Prompt:
Pictures do not belong in the copy; restate the records below word for word.

Dataset rows:
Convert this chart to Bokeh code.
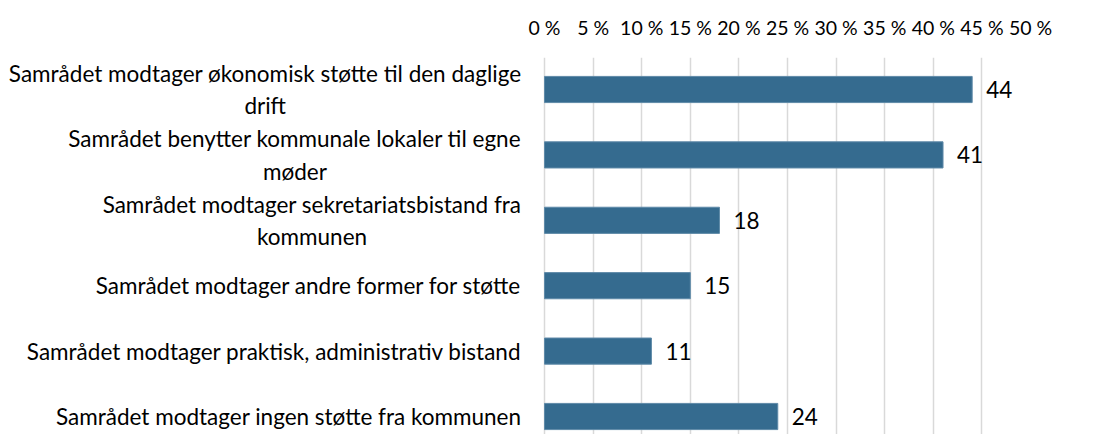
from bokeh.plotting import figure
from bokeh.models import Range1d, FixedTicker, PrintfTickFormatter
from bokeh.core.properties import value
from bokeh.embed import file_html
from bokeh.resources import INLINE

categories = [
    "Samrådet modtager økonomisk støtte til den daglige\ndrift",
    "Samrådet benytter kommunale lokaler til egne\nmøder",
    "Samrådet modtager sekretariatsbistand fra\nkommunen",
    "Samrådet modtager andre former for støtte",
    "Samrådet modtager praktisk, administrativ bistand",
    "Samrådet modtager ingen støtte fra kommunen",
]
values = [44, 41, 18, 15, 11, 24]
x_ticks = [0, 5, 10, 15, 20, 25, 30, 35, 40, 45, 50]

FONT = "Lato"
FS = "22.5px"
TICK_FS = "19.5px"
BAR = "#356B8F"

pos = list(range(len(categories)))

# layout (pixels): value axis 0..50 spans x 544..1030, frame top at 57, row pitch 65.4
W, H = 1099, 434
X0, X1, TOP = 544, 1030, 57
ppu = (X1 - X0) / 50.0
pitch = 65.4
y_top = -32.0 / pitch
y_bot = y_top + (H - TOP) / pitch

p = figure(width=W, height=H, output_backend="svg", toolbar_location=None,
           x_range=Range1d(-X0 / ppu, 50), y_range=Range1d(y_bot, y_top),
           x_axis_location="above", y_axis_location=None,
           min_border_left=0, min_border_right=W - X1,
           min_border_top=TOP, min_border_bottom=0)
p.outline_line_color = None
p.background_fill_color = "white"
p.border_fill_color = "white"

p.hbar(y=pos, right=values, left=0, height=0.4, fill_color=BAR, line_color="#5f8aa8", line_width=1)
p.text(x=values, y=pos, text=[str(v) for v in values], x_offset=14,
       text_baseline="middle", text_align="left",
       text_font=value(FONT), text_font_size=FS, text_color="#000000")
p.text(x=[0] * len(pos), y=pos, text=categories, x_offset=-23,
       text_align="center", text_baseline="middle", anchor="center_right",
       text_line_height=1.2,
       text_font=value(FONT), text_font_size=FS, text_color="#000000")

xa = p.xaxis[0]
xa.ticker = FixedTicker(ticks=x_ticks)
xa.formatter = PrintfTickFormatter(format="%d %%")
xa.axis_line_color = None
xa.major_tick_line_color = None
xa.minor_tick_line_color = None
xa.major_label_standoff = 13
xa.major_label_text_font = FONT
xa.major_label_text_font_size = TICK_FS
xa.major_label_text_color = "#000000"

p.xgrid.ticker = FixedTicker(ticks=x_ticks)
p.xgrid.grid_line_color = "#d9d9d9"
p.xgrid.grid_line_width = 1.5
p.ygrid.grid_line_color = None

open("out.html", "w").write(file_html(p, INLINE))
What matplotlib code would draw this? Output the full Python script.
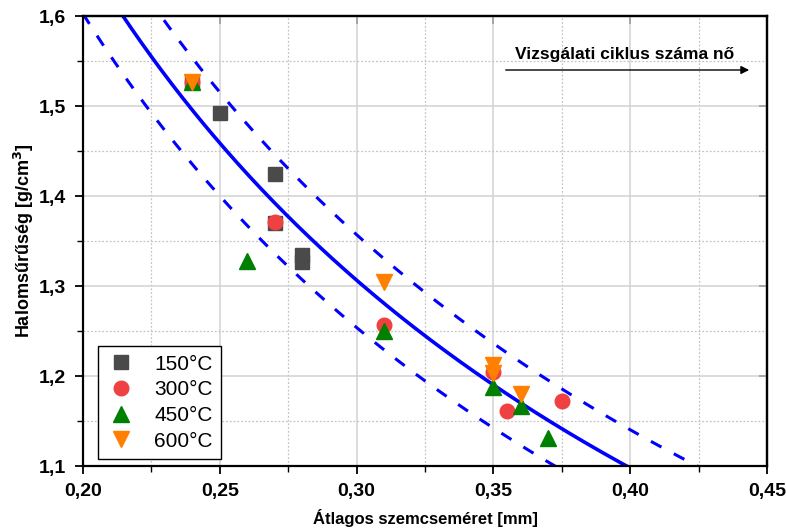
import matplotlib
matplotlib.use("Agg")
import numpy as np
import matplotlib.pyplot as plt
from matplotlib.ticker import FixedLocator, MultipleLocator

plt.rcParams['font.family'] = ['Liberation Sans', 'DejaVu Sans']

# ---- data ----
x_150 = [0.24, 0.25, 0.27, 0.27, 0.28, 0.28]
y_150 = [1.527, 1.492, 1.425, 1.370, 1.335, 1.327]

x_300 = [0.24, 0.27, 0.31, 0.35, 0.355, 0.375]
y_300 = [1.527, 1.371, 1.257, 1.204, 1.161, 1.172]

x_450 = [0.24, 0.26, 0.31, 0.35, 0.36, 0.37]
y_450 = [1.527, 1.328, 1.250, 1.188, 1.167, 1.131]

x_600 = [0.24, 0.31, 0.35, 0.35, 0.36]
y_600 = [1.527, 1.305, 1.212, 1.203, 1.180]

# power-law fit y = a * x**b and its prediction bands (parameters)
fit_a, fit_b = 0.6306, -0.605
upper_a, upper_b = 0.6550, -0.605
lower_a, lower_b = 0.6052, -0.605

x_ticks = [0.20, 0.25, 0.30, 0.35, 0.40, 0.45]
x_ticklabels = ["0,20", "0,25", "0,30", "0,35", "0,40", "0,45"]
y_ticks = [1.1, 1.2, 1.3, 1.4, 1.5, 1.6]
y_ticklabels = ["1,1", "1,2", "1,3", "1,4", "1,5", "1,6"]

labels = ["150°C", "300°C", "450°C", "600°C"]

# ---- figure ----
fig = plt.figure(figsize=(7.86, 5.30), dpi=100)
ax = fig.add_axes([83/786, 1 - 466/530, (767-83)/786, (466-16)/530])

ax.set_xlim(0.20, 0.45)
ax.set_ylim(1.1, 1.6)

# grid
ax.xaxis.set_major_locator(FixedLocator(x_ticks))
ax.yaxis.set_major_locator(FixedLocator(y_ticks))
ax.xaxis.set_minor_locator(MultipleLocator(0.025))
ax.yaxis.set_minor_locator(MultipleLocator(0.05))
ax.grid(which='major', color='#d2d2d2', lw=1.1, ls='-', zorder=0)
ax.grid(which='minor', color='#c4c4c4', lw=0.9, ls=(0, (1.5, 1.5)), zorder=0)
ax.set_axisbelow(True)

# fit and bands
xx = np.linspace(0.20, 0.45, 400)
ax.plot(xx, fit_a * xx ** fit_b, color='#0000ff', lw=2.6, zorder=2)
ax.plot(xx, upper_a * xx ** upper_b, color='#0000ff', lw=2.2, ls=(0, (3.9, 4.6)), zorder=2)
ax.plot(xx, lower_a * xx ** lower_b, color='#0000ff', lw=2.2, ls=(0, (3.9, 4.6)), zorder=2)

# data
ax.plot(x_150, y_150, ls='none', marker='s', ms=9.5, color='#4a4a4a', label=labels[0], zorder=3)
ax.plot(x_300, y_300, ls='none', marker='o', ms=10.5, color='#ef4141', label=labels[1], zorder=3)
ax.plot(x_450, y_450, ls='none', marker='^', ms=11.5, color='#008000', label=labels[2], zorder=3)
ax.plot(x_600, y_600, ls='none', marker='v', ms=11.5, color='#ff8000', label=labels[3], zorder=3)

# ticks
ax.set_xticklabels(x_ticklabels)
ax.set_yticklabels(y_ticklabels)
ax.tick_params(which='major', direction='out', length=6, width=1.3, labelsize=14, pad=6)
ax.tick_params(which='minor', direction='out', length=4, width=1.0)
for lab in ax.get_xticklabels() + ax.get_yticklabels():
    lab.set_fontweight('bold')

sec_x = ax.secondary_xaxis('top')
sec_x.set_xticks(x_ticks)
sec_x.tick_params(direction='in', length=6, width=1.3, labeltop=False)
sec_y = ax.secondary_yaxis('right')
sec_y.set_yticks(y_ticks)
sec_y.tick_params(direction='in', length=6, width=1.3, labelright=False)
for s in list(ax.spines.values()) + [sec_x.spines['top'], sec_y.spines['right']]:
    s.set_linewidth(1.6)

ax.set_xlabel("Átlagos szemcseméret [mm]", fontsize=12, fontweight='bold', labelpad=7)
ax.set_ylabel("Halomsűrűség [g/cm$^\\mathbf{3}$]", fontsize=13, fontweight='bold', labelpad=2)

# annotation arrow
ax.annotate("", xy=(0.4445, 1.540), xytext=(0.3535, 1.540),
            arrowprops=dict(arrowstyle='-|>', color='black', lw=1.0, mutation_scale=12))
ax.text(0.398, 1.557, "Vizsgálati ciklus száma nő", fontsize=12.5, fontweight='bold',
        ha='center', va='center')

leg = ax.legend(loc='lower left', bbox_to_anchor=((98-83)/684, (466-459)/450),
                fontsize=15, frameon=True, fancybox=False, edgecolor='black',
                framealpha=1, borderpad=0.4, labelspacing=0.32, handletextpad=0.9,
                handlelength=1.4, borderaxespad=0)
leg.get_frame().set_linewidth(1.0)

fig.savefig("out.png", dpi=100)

Exercise answer:
Convert this chart to Bokeh code.
from bokeh.plotting import figure
from bokeh.models import Range1d, FixedTicker, PrintfTickFormatter
from bokeh.core.properties import value
from bokeh.embed import file_html
from bokeh.resources import INLINE

categories = [
    "Samrådet modtager økonomisk støtte til den daglige\ndrift",
    "Samrådet benytter kommunale lokaler til egne\nmøder",
    "Samrådet modtager sekretariatsbistand fra\nkommunen",
    "Samrådet modtager andre former for støtte",
    "Samrådet modtager praktisk, administrativ bistand",
    "Samrådet modtager ingen støtte fra kommunen",
]
values = [44, 41, 18, 15, 11, 24]
x_ticks = [0, 5, 10, 15, 20, 25, 30, 35, 40, 45, 50]

FONT = "Lato"
FS = "22.5px"
TICK_FS = "19.5px"
BAR = "#356B8F"

pos = list(range(len(categories)))

# layout (pixels): value axis 0..50 spans x 544..1030, frame top at 57, row pitch 65.4
W, H = 1099, 434
X0, X1, TOP = 544, 1030, 57
ppu = (X1 - X0) / 50.0
pitch = 65.4
y_top = -32.0 / pitch
y_bot = y_top + (H - TOP) / pitch

p = figure(width=W, height=H, output_backend="svg", toolbar_location=None,
           x_range=Range1d(-X0 / ppu, 50), y_range=Range1d(y_bot, y_top),
           x_axis_location="above", y_axis_location=None,
           min_border_left=0, min_border_right=W - X1,
           min_border_top=TOP, min_border_bottom=0)
p.outline_line_color = None
p.background_fill_color = "white"
p.border_fill_color = "white"

p.hbar(y=pos, right=values, left=0, height=0.4, fill_color=BAR, line_color="#5f8aa8", line_width=1)
p.text(x=values, y=pos, text=[str(v) for v in values], x_offset=14,
       text_baseline="middle", text_align="left",
       text_font=value(FONT), text_font_size=FS, text_color="#000000")
p.text(x=[0] * len(pos), y=pos, text=categories, x_offset=-23,
       text_align="center", text_baseline="middle", anchor="center_right",
       text_line_height=1.2,
       text_font=value(FONT), text_font_size=FS, text_color="#000000")

xa = p.xaxis[0]
xa.ticker = FixedTicker(ticks=x_ticks)
xa.formatter = PrintfTickFormatter(format="%d %%")
xa.axis_line_color = None
xa.major_tick_line_color = None
xa.minor_tick_line_color = None
xa.major_label_standoff = 13
xa.major_label_text_font = FONT
xa.major_label_text_font_size = TICK_FS
xa.major_label_text_color = "#000000"

p.xgrid.ticker = FixedTicker(ticks=x_ticks)
p.xgrid.grid_line_color = "#d9d9d9"
p.xgrid.grid_line_width = 1.5
p.ygrid.grid_line_color = None

open("out.html", "w").write(file_html(p, INLINE))
What matplotlib code would draw this? Output the full Python script.
import matplotlib
matplotlib.use("Agg")
import numpy as np
import matplotlib.pyplot as plt
from matplotlib.ticker import FixedLocator, MultipleLocator

plt.rcParams['font.family'] = ['Liberation Sans', 'DejaVu Sans']

# ---- data ----
x_150 = [0.24, 0.25, 0.27, 0.27, 0.28, 0.28]
y_150 = [1.527, 1.492, 1.425, 1.370, 1.335, 1.327]

x_300 = [0.24, 0.27, 0.31, 0.35, 0.355, 0.375]
y_300 = [1.527, 1.371, 1.257, 1.204, 1.161, 1.172]

x_450 = [0.24, 0.26, 0.31, 0.35, 0.36, 0.37]
y_450 = [1.527, 1.328, 1.250, 1.188, 1.167, 1.131]

x_600 = [0.24, 0.31, 0.35, 0.35, 0.36]
y_600 = [1.527, 1.305, 1.212, 1.203, 1.180]

# power-law fit y = a * x**b and its prediction bands (parameters)
fit_a, fit_b = 0.6306, -0.605
upper_a, upper_b = 0.6550, -0.605
lower_a, lower_b = 0.6052, -0.605

x_ticks = [0.20, 0.25, 0.30, 0.35, 0.40, 0.45]
x_ticklabels = ["0,20", "0,25", "0,30", "0,35", "0,40", "0,45"]
y_ticks = [1.1, 1.2, 1.3, 1.4, 1.5, 1.6]
y_ticklabels = ["1,1", "1,2", "1,3", "1,4", "1,5", "1,6"]

labels = ["150°C", "300°C", "450°C", "600°C"]

# ---- figure ----
fig = plt.figure(figsize=(7.86, 5.30), dpi=100)
ax = fig.add_axes([83/786, 1 - 466/530, (767-83)/786, (466-16)/530])

ax.set_xlim(0.20, 0.45)
ax.set_ylim(1.1, 1.6)

# grid
ax.xaxis.set_major_locator(FixedLocator(x_ticks))
ax.yaxis.set_major_locator(FixedLocator(y_ticks))
ax.xaxis.set_minor_locator(MultipleLocator(0.025))
ax.yaxis.set_minor_locator(MultipleLocator(0.05))
ax.grid(which='major', color='#d2d2d2', lw=1.1, ls='-', zorder=0)
ax.grid(which='minor', color='#c4c4c4', lw=0.9, ls=(0, (1.5, 1.5)), zorder=0)
ax.set_axisbelow(True)

# fit and bands
xx = np.linspace(0.20, 0.45, 400)
ax.plot(xx, fit_a * xx ** fit_b, color='#0000ff', lw=2.6, zorder=2)
ax.plot(xx, upper_a * xx ** upper_b, color='#0000ff', lw=2.2, ls=(0, (3.9, 4.6)), zorder=2)
ax.plot(xx, lower_a * xx ** lower_b, color='#0000ff', lw=2.2, ls=(0, (3.9, 4.6)), zorder=2)

# data
ax.plot(x_150, y_150, ls='none', marker='s', ms=9.5, color='#4a4a4a', label=labels[0], zorder=3)
ax.plot(x_300, y_300, ls='none', marker='o', ms=10.5, color='#ef4141', label=labels[1], zorder=3)
ax.plot(x_450, y_450, ls='none', marker='^', ms=11.5, color='#008000', label=labels[2], zorder=3)
ax.plot(x_600, y_600, ls='none', marker='v', ms=11.5, color='#ff8000', label=labels[3], zorder=3)

# ticks
ax.set_xticklabels(x_ticklabels)
ax.set_yticklabels(y_ticklabels)
ax.tick_params(which='major', direction='out', length=6, width=1.3, labelsize=14, pad=6)
ax.tick_params(which='minor', direction='out', length=4, width=1.0)
for lab in ax.get_xticklabels() + ax.get_yticklabels():
    lab.set_fontweight('bold')

sec_x = ax.secondary_xaxis('top')
sec_x.set_xticks(x_ticks)
sec_x.tick_params(direction='in', length=6, width=1.3, labeltop=False)
sec_y = ax.secondary_yaxis('right')
sec_y.set_yticks(y_ticks)
sec_y.tick_params(direction='in', length=6, width=1.3, labelright=False)
for s in list(ax.spines.values()) + [sec_x.spines['top'], sec_y.spines['right']]:
    s.set_linewidth(1.6)

ax.set_xlabel("Átlagos szemcseméret [mm]", fontsize=12, fontweight='bold', labelpad=7)
ax.set_ylabel("Halomsűrűség [g/cm$^\\mathbf{3}$]", fontsize=13, fontweight='bold', labelpad=2)

# annotation arrow
ax.annotate("", xy=(0.4445, 1.540), xytext=(0.3535, 1.540),
            arrowprops=dict(arrowstyle='-|>', color='black', lw=1.0, mutation_scale=12))
ax.text(0.398, 1.557, "Vizsgálati ciklus száma nő", fontsize=12.5, fontweight='bold',
        ha='center', va='center')

leg = ax.legend(loc='lower left', bbox_to_anchor=((98-83)/684, (466-459)/450),
                fontsize=15, frameon=True, fancybox=False, edgecolor='black',
                framealpha=1, borderpad=0.4, labelspacing=0.32, handletextpad=0.9,
                handlelength=1.4, borderaxespad=0)
leg.get_frame().set_linewidth(1.0)

fig.savefig("out.png", dpi=100)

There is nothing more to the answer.